Au quotidien, mon temps de travail est divisé en plusieurs activités.
- La plus importante est la reliure d’ouvrages et la réparation de livres abîmés, venant majoritairement de commandes de particuliers. Je commence toujours par faire des recherches sur les livres pour déterminer les matériaux que je peux utiliser. Je travaille ainsi avec plusieurs types de matières, selon la couverture originelle des livres qui sont à réparer. Je réalise des reliures selon les demandes : traditionnelles, contemporaines et originales. J’utilise des matériaux du réemploi comme le bois, le plexiglas ou le similicuir.
- La seconde est la création et la gestion d’ateliers. Je propose des ateliers de découverte à destination des enfants et des adultes. Ces ateliers permettent au public de s’approprier et d’apprendre les différents aspects du métier de relieur. Les ateliers sont accessibles de 6 à 17 ans pour les enfants, l’âge varie selon les sujets et thèmes abordés. Pour les adultes, je propose de les accompagner dans la répartition de leurs livres et de leur présenter mon savoir-faire.
Afin de continuer à valoriser mon savoir-faire, j’ai rejoint l’action Jeunes-Pros. Cet engagement s’inscrit dans la continuité de mes ateliers et mon envie de transmettre mon métier et de le faire découvrir au plus grand nombre.
- À côté de ces deux activités importantes, être à mon compte m’oblige à m’occuper d’une partie administrative : comptabilité de l’entreprise, gestion des commandes, etc. La communication est également importante pour promouvoir l’atelier et toucher de nouvelles personnes.
En résumé, mon métier et le fait d’être à mon compte impliquent d’être multitâche, autonome et organisé. Il faut aimer les livres et savoir faire preuve de minutie. Les ateliers me permettent de transmettre un savoir faire qui me passionne et m’ont appris à animer un groupe, faire preuve de patience et être pédagogue.
1, 2, 3 : Claire Masfrand
4 : Alice Emeriau - ©Beganne
Partager votre savoir-faire vous tient à cœur, avez-vous d’autres actions dans ce sens ?
Je travaille au Trois 8, un atelier partagé avec d’autres professionnels des métiers d’art. Tous les résidents font partie de l’association CAVIAR (Compagnie pour les Arts Visuels Illimités À Rezé) qui regroupe des métiers du domaine de la poterie céramique, de la peinture, du modelage et des arts plastiques entre autres. Le fait de travailler dans un lieu avec différents métiers m’apporte beaucoup au quotidien. Cela permet notamment de créer de nouveaux projets qui lient différentes disciplines et personnes. Avec Géraldine Cornière, peintre et sculptrice, nous avons créé des livres uniques qui mêlent reliure et peinture.

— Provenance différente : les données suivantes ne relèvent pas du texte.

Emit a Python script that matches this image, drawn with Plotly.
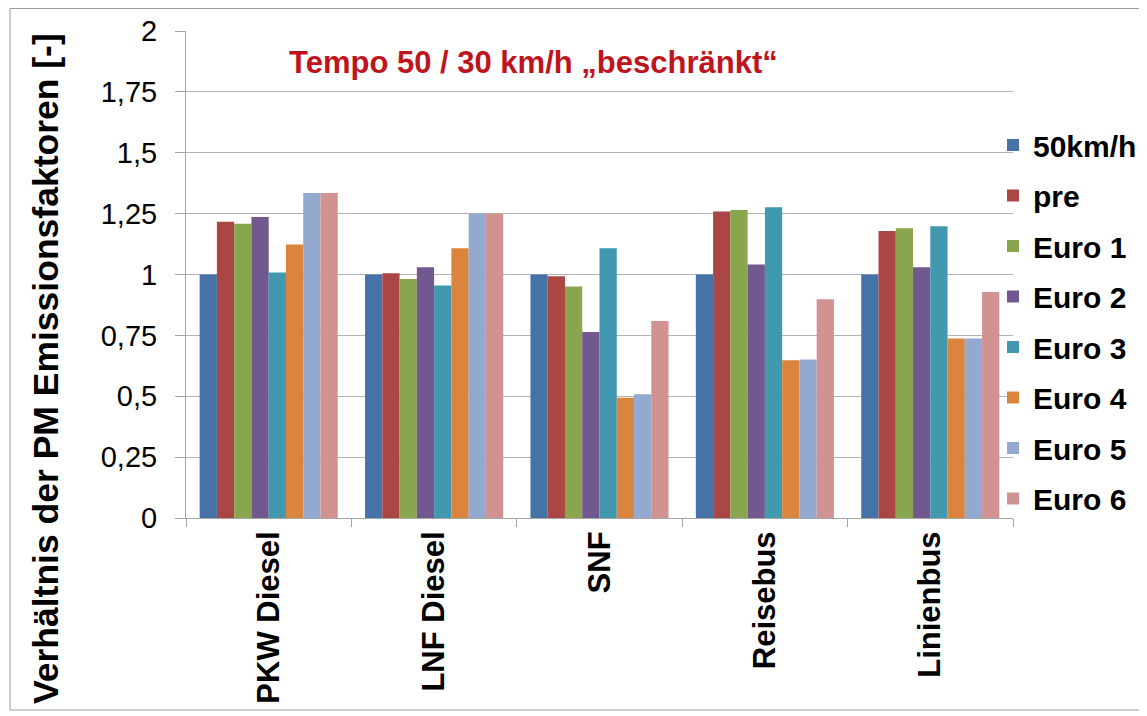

En dehors de cette association, j’interviens dans des écoles aux côtés d’Adrien Thiot-Rader, illustrateur et bédéiste. Nous confectionnons des livres, en associant nos savoir-faire et en développant la créativité des enfants puisque c’est à eux d’inventer les histoires. Nous encadrons les élèves, en développant leur imagination mais aussi leurs capacités manuelles grâce aux arts plastiques. Ces activités concrètes sont très appréciées car cela permet aux élèves de se projeter sur une activité dans le temps.
Comment envisagez-vous votre métier dans le futur ?
Dans le futur, je n’envisage pas mon métier seule. J’ai envie de le développer et de réaliser plus de projets hybrides qui permettent les échanges et les croisements avec d’autres métiers d’art. J’ai déjà commencé à faire quelques collaborations avec mes partenaires d’atelier. Je travaille avec mes collègues sur des binômes d’ateliers où ils animent des ateliers autour de la peinture ou du dessin, et je fais fabriquer les livres à partir des réalisations obtenues.